Data items
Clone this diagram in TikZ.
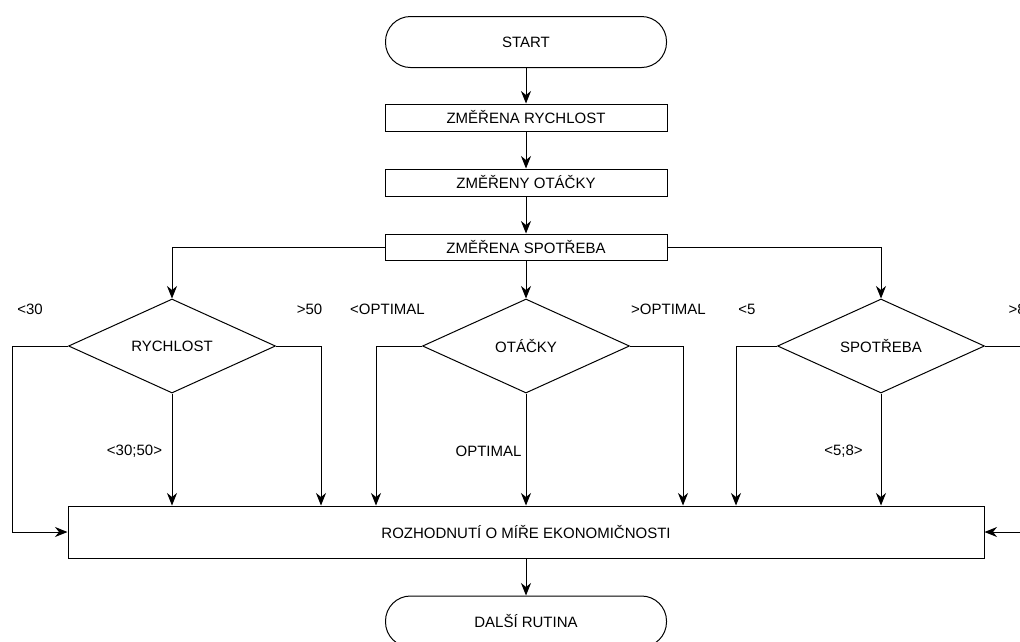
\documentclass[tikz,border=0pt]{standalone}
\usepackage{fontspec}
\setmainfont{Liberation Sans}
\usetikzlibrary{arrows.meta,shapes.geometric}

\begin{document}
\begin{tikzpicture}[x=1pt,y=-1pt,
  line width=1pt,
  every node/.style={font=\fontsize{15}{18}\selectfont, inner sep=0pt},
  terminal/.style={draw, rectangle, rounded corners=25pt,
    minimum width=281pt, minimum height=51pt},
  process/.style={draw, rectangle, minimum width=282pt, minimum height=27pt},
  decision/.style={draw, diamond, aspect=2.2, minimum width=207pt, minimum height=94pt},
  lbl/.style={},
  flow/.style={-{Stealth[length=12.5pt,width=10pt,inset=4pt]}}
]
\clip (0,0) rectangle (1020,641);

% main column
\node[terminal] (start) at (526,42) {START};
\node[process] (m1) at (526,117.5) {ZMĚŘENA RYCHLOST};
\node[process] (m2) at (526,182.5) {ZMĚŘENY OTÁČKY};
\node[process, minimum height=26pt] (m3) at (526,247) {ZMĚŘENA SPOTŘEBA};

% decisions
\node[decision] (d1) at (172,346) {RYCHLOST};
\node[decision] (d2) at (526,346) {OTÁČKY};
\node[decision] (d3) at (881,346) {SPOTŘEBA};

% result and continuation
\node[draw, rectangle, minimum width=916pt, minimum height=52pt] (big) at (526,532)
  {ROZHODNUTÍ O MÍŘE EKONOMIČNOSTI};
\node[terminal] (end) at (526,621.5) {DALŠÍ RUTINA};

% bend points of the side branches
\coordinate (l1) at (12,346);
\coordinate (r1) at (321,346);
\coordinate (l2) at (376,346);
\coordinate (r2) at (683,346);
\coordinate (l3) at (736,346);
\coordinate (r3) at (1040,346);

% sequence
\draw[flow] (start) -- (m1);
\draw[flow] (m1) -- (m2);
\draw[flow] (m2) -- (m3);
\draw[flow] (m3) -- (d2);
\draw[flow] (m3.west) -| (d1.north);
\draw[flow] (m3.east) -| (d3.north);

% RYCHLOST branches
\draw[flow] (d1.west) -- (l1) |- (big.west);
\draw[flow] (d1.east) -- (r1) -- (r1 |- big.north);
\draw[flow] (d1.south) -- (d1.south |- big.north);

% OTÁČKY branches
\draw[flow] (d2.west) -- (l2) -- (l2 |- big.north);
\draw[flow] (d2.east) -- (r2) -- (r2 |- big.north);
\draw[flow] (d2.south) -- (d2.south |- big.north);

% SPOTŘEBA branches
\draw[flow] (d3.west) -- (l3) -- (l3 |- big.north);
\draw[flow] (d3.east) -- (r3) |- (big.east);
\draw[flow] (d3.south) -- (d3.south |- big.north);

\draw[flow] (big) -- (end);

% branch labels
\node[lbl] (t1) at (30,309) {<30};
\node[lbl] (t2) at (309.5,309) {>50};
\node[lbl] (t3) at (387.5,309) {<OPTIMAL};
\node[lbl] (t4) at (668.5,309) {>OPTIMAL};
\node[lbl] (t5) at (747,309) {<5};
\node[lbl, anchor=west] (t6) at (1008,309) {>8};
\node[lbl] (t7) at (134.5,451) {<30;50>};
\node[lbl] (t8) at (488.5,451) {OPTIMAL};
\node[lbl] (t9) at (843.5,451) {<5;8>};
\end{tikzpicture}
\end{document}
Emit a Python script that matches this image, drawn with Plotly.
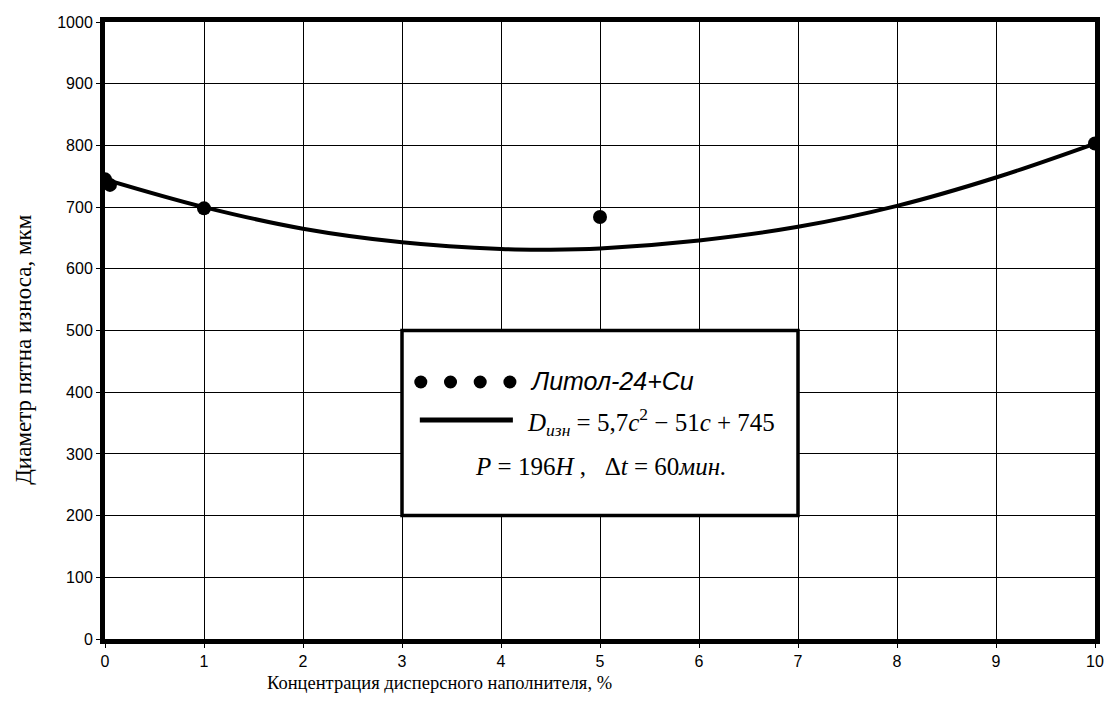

Given task
The records above are to be reproduced exactly; the pictures are to be left out.

Solution for this task
Clone this diagram in TikZ.
\documentclass[tikz,border=0pt]{standalone}
\usepackage{fontspec}
\setmainfont{Liberation Sans}
\usetikzlibrary{arrows.meta,shapes.geometric}

\begin{document}
\begin{tikzpicture}[x=1pt,y=-1pt,
  line width=1pt,
  every node/.style={font=\fontsize{15}{18}\selectfont, inner sep=0pt},
  terminal/.style={draw, rectangle, rounded corners=25pt,
    minimum width=281pt, minimum height=51pt},
  process/.style={draw, rectangle, minimum width=282pt, minimum height=27pt},
  decision/.style={draw, diamond, aspect=2.2, minimum width=207pt, minimum height=94pt},
  lbl/.style={},
  flow/.style={-{Stealth[length=12.5pt,width=10pt,inset=4pt]}}
]
\clip (0,0) rectangle (1020,641);

% main column
\node[terminal] (start) at (526,42) {START};
\node[process] (m1) at (526,117.5) {ZMĚŘENA RYCHLOST};
\node[process] (m2) at (526,182.5) {ZMĚŘENY OTÁČKY};
\node[process, minimum height=26pt] (m3) at (526,247) {ZMĚŘENA SPOTŘEBA};

% decisions
\node[decision] (d1) at (172,346) {RYCHLOST};
\node[decision] (d2) at (526,346) {OTÁČKY};
\node[decision] (d3) at (881,346) {SPOTŘEBA};

% result and continuation
\node[draw, rectangle, minimum width=916pt, minimum height=52pt] (big) at (526,532)
  {ROZHODNUTÍ O MÍŘE EKONOMIČNOSTI};
\node[terminal] (end) at (526,621.5) {DALŠÍ RUTINA};

% bend points of the side branches
\coordinate (l1) at (12,346);
\coordinate (r1) at (321,346);
\coordinate (l2) at (376,346);
\coordinate (r2) at (683,346);
\coordinate (l3) at (736,346);
\coordinate (r3) at (1040,346);

% sequence
\draw[flow] (start) -- (m1);
\draw[flow] (m1) -- (m2);
\draw[flow] (m2) -- (m3);
\draw[flow] (m3) -- (d2);
\draw[flow] (m3.west) -| (d1.north);
\draw[flow] (m3.east) -| (d3.north);

% RYCHLOST branches
\draw[flow] (d1.west) -- (l1) |- (big.west);
\draw[flow] (d1.east) -- (r1) -- (r1 |- big.north);
\draw[flow] (d1.south) -- (d1.south |- big.north);

% OTÁČKY branches
\draw[flow] (d2.west) -- (l2) -- (l2 |- big.north);
\draw[flow] (d2.east) -- (r2) -- (r2 |- big.north);
\draw[flow] (d2.south) -- (d2.south |- big.north);

% SPOTŘEBA branches
\draw[flow] (d3.west) -- (l3) -- (l3 |- big.north);
\draw[flow] (d3.east) -- (r3) |- (big.east);
\draw[flow] (d3.south) -- (d3.south |- big.north);

\draw[flow] (big) -- (end);

% branch labels
\node[lbl] (t1) at (30,309) {<30};
\node[lbl] (t2) at (309.5,309) {>50};
\node[lbl] (t3) at (387.5,309) {<OPTIMAL};
\node[lbl] (t4) at (668.5,309) {>OPTIMAL};
\node[lbl] (t5) at (747,309) {<5};
\node[lbl, anchor=west] (t6) at (1008,309) {>8};
\node[lbl] (t7) at (134.5,451) {<30;50>};
\node[lbl] (t8) at (488.5,451) {OPTIMAL};
\node[lbl] (t9) at (843.5,451) {<5;8>};
\end{tikzpicture}
\end{document}
Emit a Python script that matches this image, drawn with Plotly.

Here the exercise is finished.